Monitoring & Alerting
Four categories of metrics are essential:
MM2/Connect : connector and task status, restart count, record poll/write rates, batch size, retry and dead‑letter counts.
Broker : BytesIn/Out, request handler idle %, under‑replicated partitions, ISR changes, request latency, disk usage, page‑cache hit ratio.
Consumer : per‑group lag, rebalance frequency, consumption error rate, processing latency, idempotent‑dedup hit count.
Business : order success rate, payment success rate, inventory lock failure, order‑state latency, compensation backlog.

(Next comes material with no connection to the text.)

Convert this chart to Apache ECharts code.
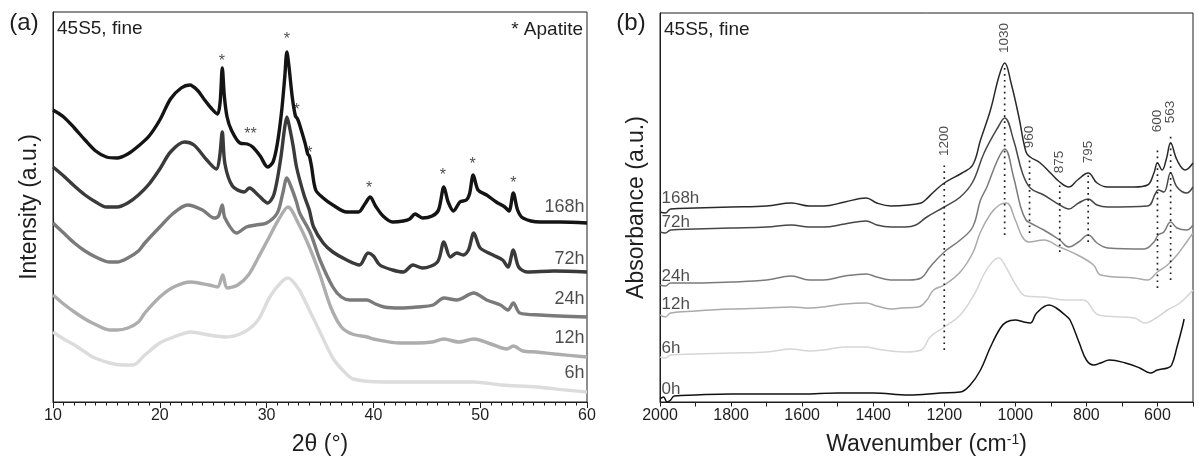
<!DOCTYPE html>
<html>
<head>
<meta charset="utf-8">
<script src="https://cdn.jsdelivr.net/npm/echarts/dist/echarts.min.js"></script>
<style>
html,body{margin:0;padding:0;background:#fff;}
#chart{width:1198px;height:464px;}
</style>
</head>
<body>
<div id="chart"></div>
<script>
// ---------- Panel (a): XRD, 2θ (deg) vs intensity (a.u.) ----------
const xrd168h = [[10,292],[11,285],[12,274],[13,262],[14,251],[15,245],[16,244],[17,248],[18,256],[19,266],[20,282],[21,303],[22,314],[22.8,317],[23.5,312],[24.2,302],[24.8,294],[25.4,288],[25.65,300],[25.85,334],[26.05,305],[26.3,285],[26.7,272],[27.5,259],[28.2,258],[28.7,255],[29.4,246],[30.1,235],[30.6,240],[31,258],[31.4,290],[31.7,325],[31.9,350],[32.1,335],[32.4,305],[32.7,286],[32.9,283],[33.1,277],[33.6,259],[33.85,248],[34.0,246],[34.2,236],[34.6,212],[35.3,204],[36.2,197],[37.5,190],[38.6,190],[39.2,198],[39.7,205],[40.2,196],[40.9,186],[41.8,180],[42.8,181],[43.4,183],[43.9,188],[44.6,184],[45.5,186],[46.1,192],[46.6,215],[47.0,200],[47.5,191],[48.1,200],[48.7,202],[49.0,208],[49.35,227],[49.8,212],[50.6,207],[51.5,200],[52.3,195],[52.7,191],[53.1,209],[53.5,192],[54.0,184],[55.6,180],[57.5,180],[60,179]];
const xrd72h = [[10,235],[11,226],[12,216],[13,207],[14,200],[15,195],[16,195],[17,199],[18,207],[19,218],[20,233],[21,250],[22.3,260],[23.2,257],[24.4,242],[25.3,233],[25.6,245],[25.85,270],[26.1,238],[26.8,216],[27.9,210],[28.4,214],[29.2,207],[30.1,199],[30.7,208],[31.3,242],[31.7,275],[31.9,285],[32.2,272],[32.5,255],[32.8,235],[33.5,207],[34.0,192],[34.4,175],[35.3,159],[36.2,150],[37.5,142],[38.7,137],[39.5,149],[40,146],[40.6,137],[41.8,132],[42.8,130],[43.7,137],[44.6,134],[46,140],[46.6,160],[47.2,145],[47.8,149],[48.4,147],[48.9,152],[49.4,169],[50,154],[51.2,147],[52.1,142],[52.6,135],[53.1,152],[53.6,135],[54.4,130],[56.9,131],[60,130]];
const xrd24h = [[10,179],[11,169],[12,159],[13,151],[14,145],[15.3,140],[16,140],[17,144],[18,151],[18.6,159],[20,175],[21.3,189],[22.6,197],[24,192],[25.1,184],[25.5,186],[25.85,197],[26.1,184],[27.2,169],[28.1,175],[29,177],[30,179],[31,189],[31.5,208],[31.9,224],[32.3,215],[32.8,200],[33.1,189],[34.1,169],[35,142],[36.2,115],[37,105],[37.8,102],[39.4,102],[40.2,98],[41,95],[42.5,94],[44.1,95],[45.6,97],[46.6,104],[47.8,102],[49.4,109],[50.6,102],[51.9,97],[52.6,92],[53.1,99],[53.7,89],[55.6,87],[60,85]];
const xrd12h = [[10,107],[11,98],[12,90],[13,83],[13.7,79],[15.3,72],[16,72],[17,74],[18,80],[18.6,89],[20,105],[21.3,115],[22.9,120],[24.6,117],[25.4,115],[25.9,127],[26.3,114],[27.3,117],[28.3,127],[29.2,144],[30.1,162],[31.1,182],[32,195],[33,178],[34,155],[35,127],[36,95],[37,75],[38,68],[39.4,65],[40,63],[42.5,59],[44,59],[45.5,60],[46.6,63],[48,60],[49.4,63],[51,58],[52.5,53],[53.1,56],[54,51],[55.3,50],[57,48],[60,45]];
const xrd6h = [[10,70],[11,63],[12,57],[13,50],[13.7,45],[15.3,39],[16.5,37],[17.5,37],[18.6,47],[20,59],[21.3,65],[22.9,70],[24.6,67],[26.2,65],[27.9,70],[29.2,82],[30.3,105],[31.3,119],[32,124],[33,113],[34,92],[35,70],[36.2,44],[37.2,31],[38.1,23],[41,20],[45.6,20],[49.4,20],[52,17],[55.3,15],[58,12],[60,10]];
const xrdNames = ['168h','72h','24h','12h','6h'];
const xrdLabelX = 60;
const xrdLabelV = [195,143,103,64,29];
const starX = [25.8,31.9,32.8,28.5,34.0,39.6,46.5,49.3,53.1];
const starV = [343,365,294,270,251,216,229,240,221];
const starText = ['*','*','*','**','*','*','*','*','*'];

// ---------- Panel (b): FTIR, wavenumber (cm-1) vs absorbance (a.u.) ----------
const ir168h = [[2000,190],[1985,189],[1970,193],[1900,194],[1800,195],[1700,196],[1630,199],[1580,196],[1540,196],[1480,200],[1420,204],[1390,199],[1350,196],[1300,197],[1265,199],[1253,202],[1230,210],[1200,219],[1150,229],[1120,237],[1098,262],[1070,292],[1045,327],[1030,339],[1012,319],[990,285],[970,250],[958,245],[930,239],[901,229],[875,220],[850,215],[825,222],[795,229],[770,219],[740,215],[665,215],[628,217],[610,229],[600,239],[587,232],[575,243],[563,259],[545,242],[522,232],[500,239]];
const ir72h = [[2000,170],[1985,169],[1970,172],[1900,173],[1800,174],[1700,175],[1630,177],[1580,175],[1540,175],[1480,178],[1420,181],[1390,177],[1350,175],[1310,175],[1280,177],[1249,185],[1200,195],[1155,205],[1120,220],[1088,249],[1050,274],[1030,284],[1005,262],[980,229],[958,214],[920,207],[875,197],[850,193],[822,199],[795,203],[770,197],[740,195],[628,196],[605,209],[598,212],[582,210],[563,229],[545,215],[518,209],[500,215]];
const ir24h = [[2000,117],[1985,116],[1970,119],[1900,119],[1800,120],[1700,122],[1630,126],[1580,122],[1540,122],[1480,126],[1420,128],[1390,125],[1350,122],[1300,122],[1265,124],[1240,135],[1200,150],[1155,162],[1120,175],[1098,202],[1080,215],[1050,242],[1030,253],[1005,225],[985,195],[970,182],[958,179],[920,172],[875,162],[850,155],[822,160],[795,167],[770,159],[740,154],[637,153],[610,160],[598,167],[582,170],[563,180],[545,174],[518,172],[500,177]];
const ir12h = [[2000,87],[1985,85],[1970,89],[1900,91],[1800,93],[1700,94],[1630,95],[1580,94],[1540,95],[1480,98],[1420,99],[1390,96],[1350,93],[1320,94],[1273,95],[1249,102],[1230,112],[1200,117],[1155,130],[1120,149],[1098,170],[1070,188],[1045,197],[1025,199],[1000,182],[980,165],[962,160],[920,162],[875,155],[825,147],[780,137],[760,127],[665,124],[628,122],[600,130],[572,137],[545,147],[518,160],[500,169]];
const ir6h = [[2000,45],[1985,44],[1970,47],[1900,48],[1800,49],[1700,50],[1630,53],[1580,51],[1540,52],[1480,55],[1420,55],[1390,53],[1350,51],[1310,50],[1265,52],[1240,65],[1200,75],[1155,87],[1115,108],[1088,128],[1065,140],[1047,144],[1025,134],[995,115],[970,106],[920,105],[855,102],[808,102],[765,87],[665,84],[635,79],[600,85],[572,92],[537,99],[500,112]];
const ir0h = [[2000,3],[1990,5],[1980,0],[1970,2],[1960,6],[1900,7],[1800,8],[1700,8],[1600,8],[1500,9],[1400,9],[1300,7],[1210,9],[1155,10],[1127,17],[1098,32],[1070,55],[1042,74],[1025,80],[1000,82],[976,80],[958,79],[940,89],[905,97],[885,94],[860,87],[846,82],[820,59],[800,42],[780,37],[760,39],[735,42],[690,39],[650,34],[620,29],[600,32],[572,34],[560,37],[545,55],[530,75],[525,83]];
const irNames = ['168h','72h','24h','12h','6h','0h'];
const irLabelX = 2000;
const irLabelV = [204,180,126,98,54,13];
const peakWn = [1200,1030,960,875,795,600,563];
const peakText = ['1200','1030','960','875','795','600','563'];
const peakLow = [52,167,169,150,160,114,122];
const peakHigh = [239,335,245,220,227,255,269];
const peakLabelV = [261,364,265,240,250,281,290];

const FONT = '"Liberation Sans", Arial, sans-serif';
const INK = '#1e1e1e';

const xrdColors = ['#141414','#3a3a3a','#7a7a7a','#adadad','#dcdcdc'];
const irColors = ['#2a2a2a','#474747','#7a7a7a','#aaaaaa','#d6d6d6','#111111'];
const xrdData = [xrd168h, xrd72h, xrd24h, xrd12h, xrd6h];
const irData = [ir168h, ir72h, ir24h, ir12h, ir6h, ir0h];

const series = [];
for (let i = xrdData.length - 1; i >= 0; i--) {
  series.push({
    type: 'line', xAxisIndex: 0, yAxisIndex: 0, data: xrdData[i], name: 'XRD ' + xrdNames[i],
    showSymbol: false, smooth: 0.3, silent: true,
    lineStyle: { color: xrdColors[i], width: 3.4 }
  });
}
for (let i = irData.length - 1; i >= 0; i--) {
  series.push({
    type: 'line', xAxisIndex: 1, yAxisIndex: 1, data: irData[i], name: 'IR ' + irNames[i],
    showSymbol: false, smooth: 0.4, silent: true,
    lineStyle: { color: irColors[i], width: 1.5 }
  });
}
peakWn.forEach((w, i) => {
  series.push({
    type: 'line', xAxisIndex: 1, yAxisIndex: 1, silent: true, showSymbol: false,
    data: [[w, peakLow[i]], [w, peakHigh[i]]],
    lineStyle: { color: INK, width: 1.7, type: [1.7, 4.2] }
  });
});
const invisible = { color: 'rgba(0,0,0,0)' };
series.push({
  type: 'scatter', xAxisIndex: 0, yAxisIndex: 0, silent: true, symbolSize: 1, itemStyle: invisible,
  data: xrdNames.map((n, i) => ({ name: n, value: [xrdLabelX, xrdLabelV[i]] })),
  label: { show: true, formatter: '{b}', position: 'left', distance: 2, fontSize: 18, color: INK, fontFamily: FONT }
});
series.push({
  type: 'scatter', xAxisIndex: 0, yAxisIndex: 0, silent: true, symbolSize: 1, itemStyle: invisible,
  data: starX.map((x, i) => ({ name: starText[i], value: [x, starV[i]] })),
  label: { show: true, formatter: '{b}', position: 'inside', offset: [0, 3], fontSize: 16, color: INK, fontFamily: FONT }
});
series.push({
  type: 'scatter', xAxisIndex: 1, yAxisIndex: 1, silent: true, symbolSize: 1, itemStyle: invisible,
  data: irNames.map((n, i) => ({ name: n, value: [irLabelX, irLabelV[i]] })),
  label: { show: true, formatter: '{b}', position: 'right', distance: 1, fontSize: 17, color: INK, fontFamily: FONT }
});
series.push({
  type: 'scatter', xAxisIndex: 1, yAxisIndex: 1, silent: true, symbolSize: 1, itemStyle: invisible,
  data: peakWn.map((w, i) => ({ name: peakText[i], value: [w, peakLabelV[i]] })),
  label: { show: true, formatter: '{b}', position: 'inside', rotate: 90, fontSize: 13.5, color: INK, fontFamily: FONT }
});

const axisCommon = {
  axisLine: { show: true, lineStyle: { color: INK, width: 1 } },
  splitLine: { show: false },
  nameLocation: 'middle',
  nameTextStyle: { fontSize: 23, color: INK, fontFamily: FONT }
};

const option = {
  animation: false,
  textStyle: { fontFamily: FONT },
  grid: [
    { left: 53, top: 12, width: 534, height: 390, show: true, borderColor: INK, borderWidth: 1, backgroundColor: 'transparent' },
    { left: 660, top: 13, width: 533, height: 389, show: true, borderColor: INK, borderWidth: 1, backgroundColor: 'transparent' }
  ],
  xAxis: [
    Object.assign({}, axisCommon, {
      gridIndex: 0, type: 'value', min: 10, max: 60, interval: 10,
      axisTick: { show: true, inside: false, length: 6, lineStyle: { color: INK } },
      minorTick: { show: true, splitNumber: 10, length: 3.5, lineStyle: { color: INK } },
      axisLabel: { fontSize: 16, color: INK, margin: 6, fontFamily: FONT },
      name: '2θ (°)', nameGap: 31
    }),
    Object.assign({}, axisCommon, {
      gridIndex: 1, type: 'value', min: 500, max: 2000, interval: 100, inverse: true,
      axisTick: { show: true, inside: false, length: 4.5, lineStyle: { color: INK } },
      axisLabel: { fontSize: 16, color: INK, margin: 6, fontFamily: FONT,
        formatter: v => (v % 200 === 0 ? String(v) : '') },
      name: 'Wavenumber (cm{sup|-1})', nameGap: 31,
      nameTextStyle: { fontSize: 23, color: INK, fontFamily: FONT,
        rich: { sup: { fontSize: 14, color: INK, fontFamily: FONT, verticalAlign: 'top', padding: [0, 0, 10, 0] } } }
    })
  ],
  yAxis: [
    Object.assign({}, axisCommon, {
      gridIndex: 0, type: 'value', min: 0, max: 390,
      axisTick: { show: false }, axisLabel: { show: false },
      name: 'Intensity (a.u.)', nameGap: 12
    }),
    Object.assign({}, axisCommon, {
      gridIndex: 1, type: 'value', min: 0, max: 389,
      axisTick: { show: false }, axisLabel: { show: false },
      name: 'Absorbance (a.u.)', nameGap: 12
    })
  ],
  graphic: [
    { type: 'text', x: 24, y: 23, style: { text: '(a)', font: '24px ' + FONT, fill: INK, textAlign: 'center', textVerticalAlign: 'middle' } },
    { type: 'text', x: 631, y: 23, style: { text: '(b)', font: '24px ' + FONT, fill: INK, textAlign: 'center', textVerticalAlign: 'middle' } },
    { type: 'text', x: 57, y: 29, style: { text: '45S5, fine', font: '19px ' + FONT, fill: INK, textAlign: 'left', textVerticalAlign: 'middle' } },
    { type: 'text', x: 664, y: 30, style: { text: '45S5, fine', font: '19px ' + FONT, fill: INK, textAlign: 'left', textVerticalAlign: 'middle' } },
    { type: 'text', x: 583, y: 30, style: { text: '* Apatite', font: '19px ' + FONT, fill: INK, textAlign: 'right', textVerticalAlign: 'middle' } }
  ],
  series: series
};

const chart = echarts.init(document.getElementById('chart'), null, { renderer: 'canvas' });
chart.setOption(option);
</script>
</body>
</html>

Sample alert thresholds include MM2 task non‑RUNNING >1 min, checkpoint stale >2 min, target lag >30 s, shadow‑write failure rate >0.1 %, order latency >2 min, and broker disk >75 % (warning) / >85 % (critical).

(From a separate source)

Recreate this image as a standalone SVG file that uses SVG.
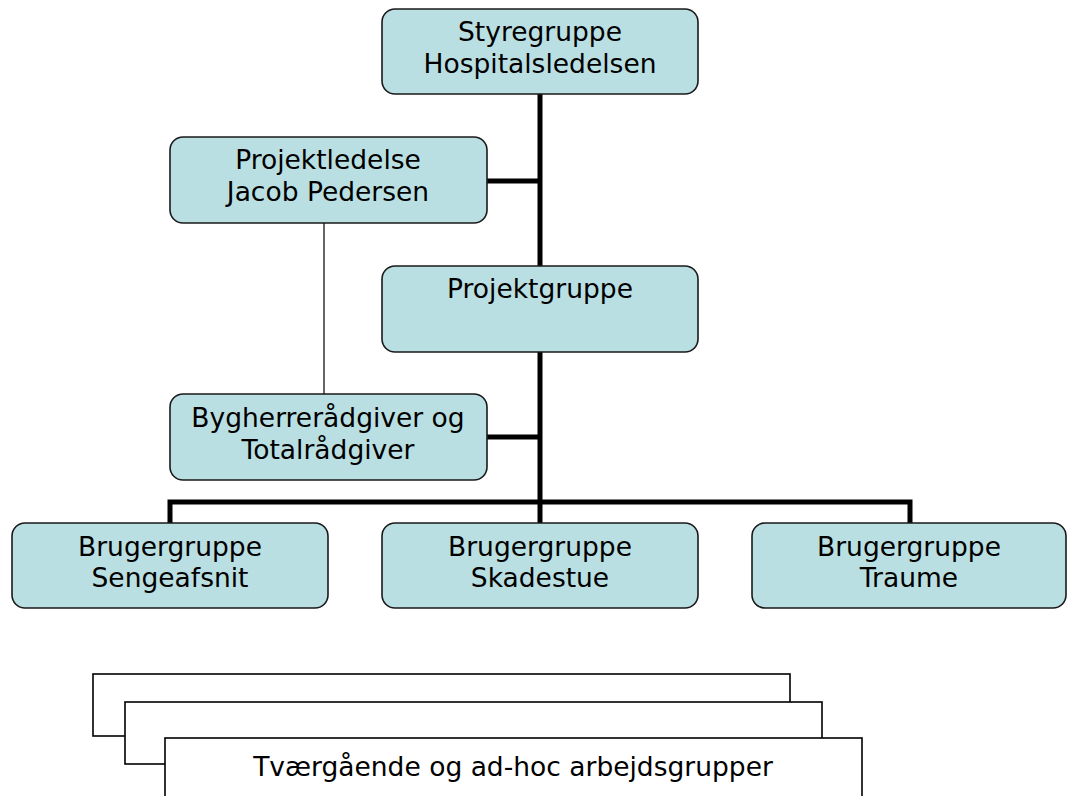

Performance Tuning for High Concurrency
Increase producer.batch.size, linger.ms, consumer.max.poll.records, and max.partition.fetch.bytes to boost batch throughput.
Raise tasks.max and add more Connect workers; split hot topics into dedicated connectors.
Scale target broker resources (CPU, network, disk) and increase partition count after migration completes.
Fault Handling & Rollback
Common failures such as stale checkpoints, ACL mismatches, replication lag, or duplicate consumption are addressed with explicit troubleshooting steps and mitigation actions (e.g., enable emit.checkpoints.enabled, verify ACL sync, expand bandwidth, isolate hot topics). Rollback is a staged process: pause further consumer cut‑over, revert switched consumer groups batch‑by‑batch, switch producers back, keep dual‑write for safety, and collect logs for post‑mortem.
When Not to Use MM2
Strict exactly‑once transactional accounting across clusters.
Global strict ordering requirements.
Sub‑millisecond latency guarantees.
Bidirectional same‑topic read/write scenarios.
These cases typically require application‑level CDC with outbox patterns, log‑based replay systems, or dedicated disaster‑recovery platforms.
Conclusion
The migration is not merely “run a script”; it is a comprehensive, production‑ready framework that combines MM2 replication, dual‑write pre‑heating, gray‑scale cut‑over, rigorous monitoring, data validation, and a well‑defined rollback plan. Only by treating the migration as an engineered system can teams achieve true zero‑downtime, high‑throughput Kafka cluster upgrades.